++++ Data to process

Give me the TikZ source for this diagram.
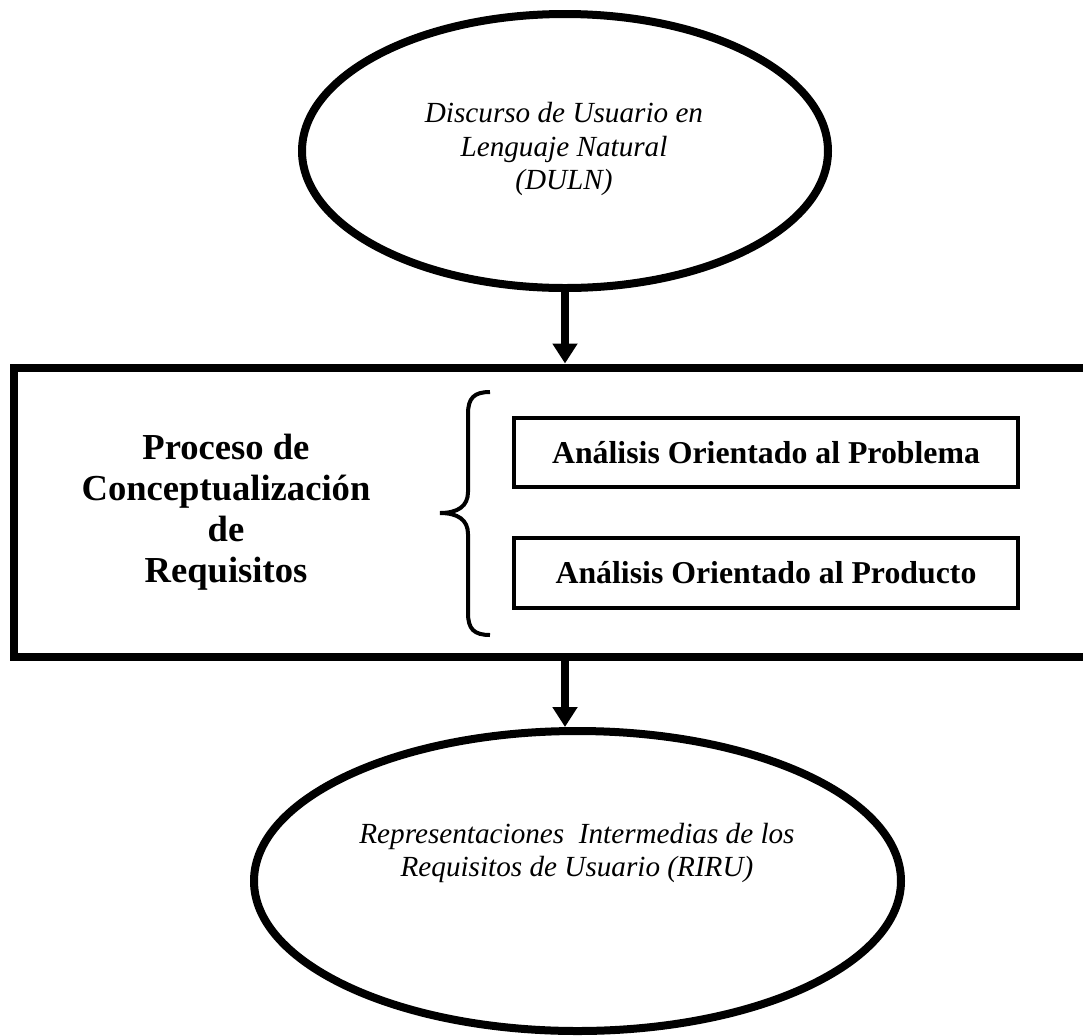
\documentclass[tikz,border=0pt]{standalone}
\usepackage{fontspec}
\setmainfont{Liberation Serif}
\usetikzlibrary{arrows.meta,shapes.geometric}
\begin{document}
\begin{tikzpicture}[x=0.5pt,y=-0.5pt,
  oval/.style={ellipse,draw,line width=4pt,inner sep=0pt},
  ovaltext/.style={align=center,inner sep=0pt,font=\fontsize{14.6}{16.8}\selectfont\itshape},
  bigbox/.style={rectangle,draw,line width=4pt,inner sep=0pt},
  subbox/.style={rectangle,draw,line width=1.75pt,inner sep=0pt,minimum width=252pt,
    font=\fontsize{15.9}{18}\selectfont\bfseries},
  title/.style={align=center,inner sep=0pt,font=\fontsize{18.3}{20.5}\selectfont\bfseries},
  flow/.style={line width=3.6pt,-{Triangle[length=10pt,width=12pt]}},
  bracestroke/.style={line width=2pt}
]
\useasboundingbox (0,0) rectangle (1083,1035);

\node[oval,minimum width=263pt,minimum height=137pt] (duln) at (565,151) {};
\node[ovaltext] (dulnText) at (564,149)
  {Discurso de Usuario en\\Lenguaje Natural\\(DULN)};

\node[bigbox,minimum width=543.5pt,minimum height=144.5pt] (proc) at (557,512) {};

\node[title] (lbl) at (226,512) {Proceso de\\Conceptualización\\de\\Requisitos};

\node[subbox,minimum height=34.5pt] (prob) at (766,452.5) {Análisis Orientado al Problema};
\node[subbox,minimum height=35pt] (prod) at (766,573) {Análisis Orientado al Producto};

\node[oval,minimum width=323.5pt,minimum height=150pt] (riru) at (577.5,881) {};
\node[ovaltext] (riruText) at (577,853)
  {Representaciones~ Intermedias de los\\Requisitos de Usuario (RIRU)};

\draw[bracestroke] (490,392) .. controls (474,392) and (468,398) .. (468,414)
  -- (468,492) .. controls (468,506) and (458,513) .. (440,513)
  .. controls (458,513) and (468,520) .. (468,534)
  -- (468,613) .. controls (468,629) and (474,635) .. (490,635);

\draw[flow] (duln.south) -- (duln.south |- proc.north);
\coordinate (a2) at (duln.south |- proc.south);
\draw[flow] (a2) -- (a2 |- riru.north);
\end{tikzpicture}
\end{document}
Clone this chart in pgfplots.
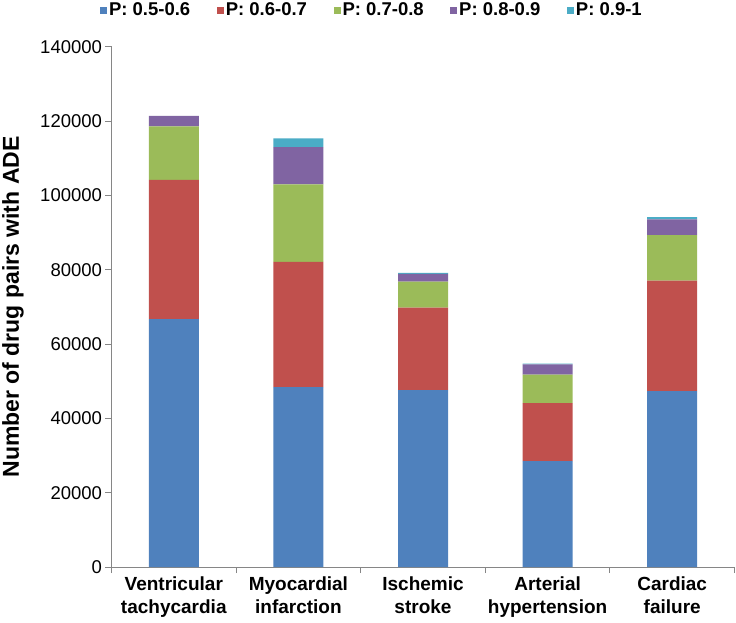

++++++++

Take the listing above and restate it word for word, without its pictures.

Result of this task:
Give me the TikZ source for this diagram.
\documentclass[tikz,border=0pt]{standalone}
\usepackage{fontspec}
\setmainfont{Liberation Serif}
\usetikzlibrary{arrows.meta,shapes.geometric}
\begin{document}
\begin{tikzpicture}[x=0.5pt,y=-0.5pt,
  oval/.style={ellipse,draw,line width=4pt,inner sep=0pt},
  ovaltext/.style={align=center,inner sep=0pt,font=\fontsize{14.6}{16.8}\selectfont\itshape},
  bigbox/.style={rectangle,draw,line width=4pt,inner sep=0pt},
  subbox/.style={rectangle,draw,line width=1.75pt,inner sep=0pt,minimum width=252pt,
    font=\fontsize{15.9}{18}\selectfont\bfseries},
  title/.style={align=center,inner sep=0pt,font=\fontsize{18.3}{20.5}\selectfont\bfseries},
  flow/.style={line width=3.6pt,-{Triangle[length=10pt,width=12pt]}},
  bracestroke/.style={line width=2pt}
]
\useasboundingbox (0,0) rectangle (1083,1035);

\node[oval,minimum width=263pt,minimum height=137pt] (duln) at (565,151) {};
\node[ovaltext] (dulnText) at (564,149)
  {Discurso de Usuario en\\Lenguaje Natural\\(DULN)};

\node[bigbox,minimum width=543.5pt,minimum height=144.5pt] (proc) at (557,512) {};

\node[title] (lbl) at (226,512) {Proceso de\\Conceptualización\\de\\Requisitos};

\node[subbox,minimum height=34.5pt] (prob) at (766,452.5) {Análisis Orientado al Problema};
\node[subbox,minimum height=35pt] (prod) at (766,573) {Análisis Orientado al Producto};

\node[oval,minimum width=323.5pt,minimum height=150pt] (riru) at (577.5,881) {};
\node[ovaltext] (riruText) at (577,853)
  {Representaciones~ Intermedias de los\\Requisitos de Usuario (RIRU)};

\draw[bracestroke] (490,392) .. controls (474,392) and (468,398) .. (468,414)
  -- (468,492) .. controls (468,506) and (458,513) .. (440,513)
  .. controls (458,513) and (468,520) .. (468,534)
  -- (468,613) .. controls (468,629) and (474,635) .. (490,635);

\draw[flow] (duln.south) -- (duln.south |- proc.north);
\coordinate (a2) at (duln.south |- proc.south);
\draw[flow] (a2) -- (a2 |- riru.north);
\end{tikzpicture}
\end{document}
Clone this chart in pgfplots.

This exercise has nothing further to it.